A Catholic approach to development aims at helping people achieve both physical and spiritual well-being and promotes both individual responsibility and community ties, Pope Francis said.

A development that is “fully human” recognizes that being a person means being in relationship; it affirms “inclusion and not exclusion,” upholds the dignity of the person against any form of exploitation, and struggles for freedom, the pope said April 4 at a Vatican conference marking the 50th anniversary of Blessed Paul VI’s encyclical on integral human development, “Populorum Progressio.”

Holistic or integral development, Pope Francis said, involves “integrating” all people into one human family, integrating individuals into communities, integrating the individual and communal dimensions of life and integrating body and soul.

“The duty of solidarity obliges us to seek proper ways of sharing so that there is no longer that dramatic inequality between those who have too much and those who have nothing, between those who discard and those who are discarded,” he said.

Social integration recognizes that each individual has “a right and an obligation” to participate in the life of the community, bringing his or her gifts and talents to share for the good of all, the pope said.
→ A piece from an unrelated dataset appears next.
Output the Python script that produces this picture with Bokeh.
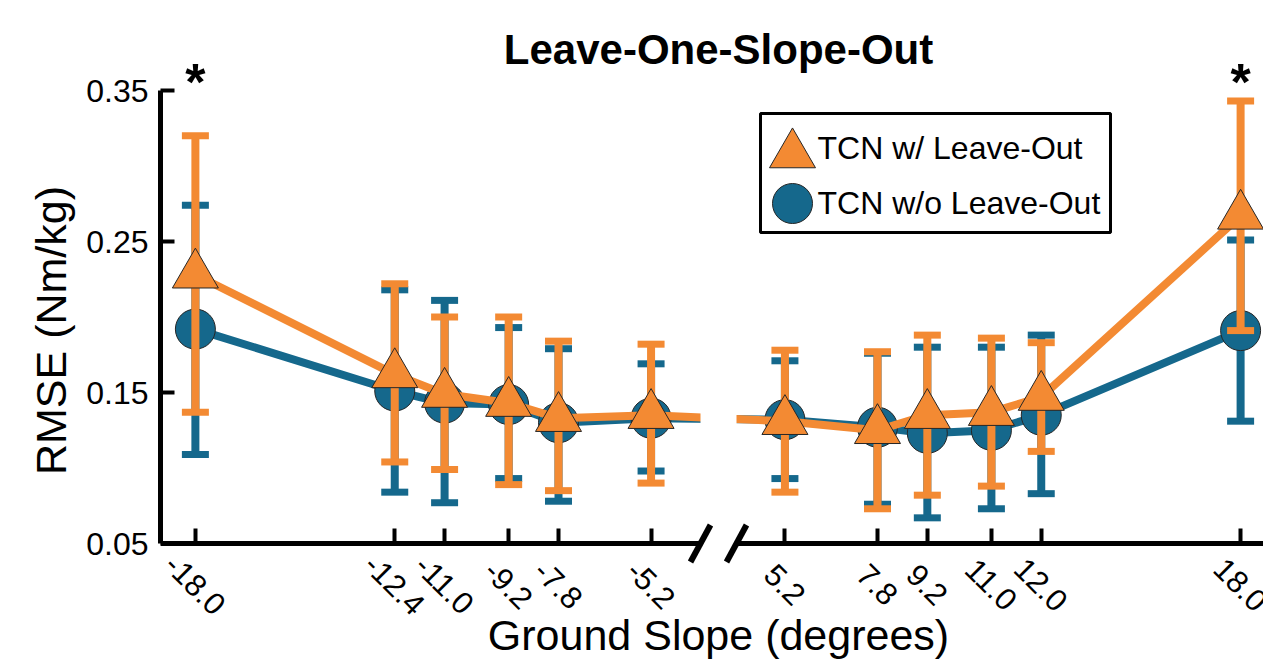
import math
from bokeh.plotting import figure
from bokeh.models import (Range1d, FixedTicker, PrintfTickFormatter, LinearAxis,
                          CustomJSTickFormatter)
from bokeh.core.properties import value
from bokeh.embed import file_html
from bokeh.resources import INLINE

# ---------------- data ----------------
slopes = [-18.0, -12.4, -11.0, -9.2, -7.8, -5.2, 5.2, 7.8, 9.2, 11.0, 12.4, 18.0]
tick_labels = ["-18.0", "-12.4", "-11.0", "-9.2", "-7.8", "-5.2",
               "5.2", "7.8", "9.2", "11.0", "12.0", "18.0"]

# TCN w/o Leave-Out (blue circles)
rmse_without = [0.192, 0.151, 0.143, 0.142, 0.130, 0.133, 0.132, 0.127, 0.123, 0.125, 0.135, 0.191]
low_without = [0.109, 0.084, 0.077, 0.093, 0.078, 0.098, 0.093, 0.076, 0.067, 0.073, 0.083, 0.131]
high_without = [0.274, 0.218, 0.211, 0.193, 0.179, 0.169, 0.171, 0.176, 0.180, 0.180, 0.188, 0.251]

# TCN w/ Leave-Out (orange triangles)
rmse_with = [0.228, 0.162, 0.149, 0.143, 0.133, 0.135, 0.131, 0.125, 0.135, 0.137, 0.147, 0.267]
low_with = [0.137, 0.104, 0.099, 0.089, 0.085, 0.090, 0.084, 0.073, 0.082, 0.088, 0.111, 0.191]
high_with = [0.320, 0.222, 0.200, 0.200, 0.184, 0.182, 0.178, 0.177, 0.188, 0.186, 0.183, 0.343]

sig_slopes = [-18.0, 18.0]
y_ticks = [0.05, 0.15, 0.25, 0.35]

series_names = ["TCN w/ Leave-Out", "TCN w/o Leave-Out"]
title_text = "Leave-One-Slope-Out"
x_title = "Ground Slope (degrees)"
y_title = "RMSE (Nm/kg)"

# ---------------- styling / layout ----------------
FONT = "Liberation Sans"
ORANGE = "#F38A33"
BLUE = "#15688C"
EDGE = "#262626"

W, H = 1263, 660
BL = 160
PX_X = 35.6     # px per slope degree
PX_Y = 1510.0   # px per RMSE unit
X0 = -18.98
X1 = X0 + (W - BL) / PX_X
TOP_PX = 90     # pixel row of y = 0.35
Y1 = 0.35 + TOP_PX / PX_Y
Y0 = Y1 - H / PX_Y
YTOP = 0.35
YBASE = 0.05
BREAK_SHIFT = 6.64          # broken axis: positive slopes shifted left
GAP_LO = X0 + 540 / PX_X
GAP_HI = X0 + 576 / PX_X


def disp(s):
    return s if s < 0 else s - BREAK_SHIFT


def px_x(px):   # horizontal pixel in the picture -> data x
    return X0 + (px - BL) / PX_X


def px_y(py):   # vertical pixel in the picture -> data y
    return Y1 - py / PX_Y


xd = [disp(s) for s in slopes]
n_left = sum(1 for s in slopes if s < 0)

p = figure(width=W, height=H, output_backend="svg", toolbar_location=None,
           title=None, x_range=Range1d(X0, X1), y_range=Range1d(Y0, Y1),
           x_axis_location=None,
           min_border_left=BL, min_border_right=0,
           min_border_top=0, min_border_bottom=0)
p.background_fill_color = "white"
p.border_fill_color = "white"
p.outline_line_color = None
p.grid.visible = False

ya = p.yaxis[0]
ya.bounds = (YBASE, YTOP)
ya.ticker = FixedTicker(ticks=y_ticks)
ya.formatter = PrintfTickFormatter(format="%.2f")
ya.minor_tick_line_color = None
ya.major_tick_in = 14
ya.major_tick_out = 0
ya.major_tick_line_width = 4
ya.major_tick_line_color = "black"
ya.axis_line_width = 5
ya.axis_line_color = "black"
ya.major_label_text_font = FONT
ya.major_label_text_font_size = "32px"
ya.major_label_text_color = "black"
ya.major_label_standoff = 12
ya.axis_label = y_title
ya.axis_label_text_font = FONT
ya.axis_label_text_font_size = "43px"
ya.axis_label_text_font_style = "normal"
ya.axis_label_text_color = "black"
ya.axis_label_standoff = 8


def draw_series(mean, low, high, color, marker, size):
    p.segment(x0=xd, y0=low, x1=xd, y1=high, line_width=8, line_color=color)
    p.rect(x=xd + xd, y=low + high, width=27, height=7,
           width_units="screen", height_units="screen",
           fill_color=color, line_color=None)
    p.line(xd, mean, line_width=8, line_color=color)
    p.scatter(xd, mean, marker=marker, size=size, fill_color=color,
              line_color=EDGE, line_width=1)


draw_series(rmse_without, low_without, high_without, BLUE, "circle", 40)
draw_series(rmse_with, low_with, high_with, ORANGE, "triangle", 46)

# axis break: white gap over the lines, and slashes
p.quad(left=[GAP_LO], right=[GAP_HI], bottom=[YBASE + 8 / PX_Y], top=[YTOP],
       fill_color="white", line_color=None)
sx = [GAP_LO, GAP_HI]
p.segment(x0=[g - 10 / PX_X for g in sx], y0=[YBASE - 18.5 / PX_Y] * 2,
          x1=[g + 10 / PX_X for g in sx], y1=[YBASE + 18.5 / PX_Y] * 2,
          line_width=6, line_color="black")

# broken x axis: two axis pieces placed at y = 0.05
blank = CustomJSTickFormatter(code='return ""')
for ticks, bounds in ((xd[:n_left], (X0, GAP_LO)), (xd[n_left:], (GAP_HI, X1))):
    ax = LinearAxis(fixed_location=YBASE, bounds=bounds,
                    ticker=FixedTicker(ticks=ticks), formatter=blank,
                    axis_line_width=5, axis_line_color="black",
                    major_tick_in=15, major_tick_out=0, major_tick_line_width=4,
                    major_tick_line_color="black", minor_tick_line_color=None,
                    major_label_text_font_size="1px")
    p.add_layout(ax, "below")

# x tick labels (rotated), centred under the ticks
p.text(x=xd, y=[YBASE - 41 / PX_Y] * len(xd), text=tick_labels, angle=-math.pi / 4,
       text_align="center", text_baseline="middle",
       text_font=value(FONT), text_font_size="31px", text_color="black")

# x axis title
p.text(x=[px_x(718)], y=[px_y(634)], text=[x_title],
       text_align="center", text_baseline="middle",
       text_font=value(FONT), text_font_size="43px", text_color="black")

# chart title
p.text(x=[px_x(718)], y=[px_y(49)], text=[title_text],
       text_align="center", text_baseline="middle",
       text_font=value(FONT), text_font_size="42px", text_font_style="bold",
       text_color="black")

# significance stars
p.text(x=[disp(s) for s in sig_slopes], y=[px_y(81)] * len(sig_slopes),
       text=["*"] * len(sig_slopes), text_align="center", text_baseline="middle",
       text_font=value(FONT), text_font_size="52px", text_font_style="bold",
       text_color="black")

# legend (drawn manually to keep full-size markers)
p.quad(left=[px_x(760)], right=[px_x(1110)], bottom=[px_y(232)], top=[px_y(113)],
       fill_color="white", line_color="black", line_width=3)
p.scatter([px_x(792)], [px_y(154)], marker="triangle", size=46, fill_color=ORANGE,
          line_color=EDGE, line_width=1)
p.scatter([px_x(792)], [px_y(203)], marker="circle", size=40, fill_color=BLUE,
          line_color=EDGE, line_width=1)
p.text(x=[px_x(817)] * 2, y=[px_y(147), px_y(202)], text=series_names,
       text_font=value(FONT), text_font_size="32px", text_color="black",
       text_align="left", text_baseline="middle")

open("out.html", "w").write(file_html(p, INLINE))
But it also recognizes that well-being is not something that can be improved or measured only with economic indicators; it includes “work, culture, family life and religion.”

“None of these can be absolutized and none can be excluded from the concept of integral human development,” he said, because “human life is like an orchestra that plays well if all the different instruments are in tune with each other and follow a score shared by all.”

One of the major challenges to integral development today, he said, is the tendency to focus either exclusively on the value of the individual or to ignore that value completely.

In the West, he said, culture “has exulted the individual to the point of making him an island, as if one could be happy alone.”

“On the other hand,” the pope said, “there is no lack of ideological visions and political powers who have squashed the person,” or treat people as a mass without individual dignity. The modern global economic system tends to do the same, he said.

Because human beings are both body and soul, working for their well-being must include respecting their faith and helping it grow.

The Catholic Church’s approach to development is modeled on Jesus’ approach to human flourishing, an approach that included spiritual and physical healing, liberating and reconciling people, the pope said.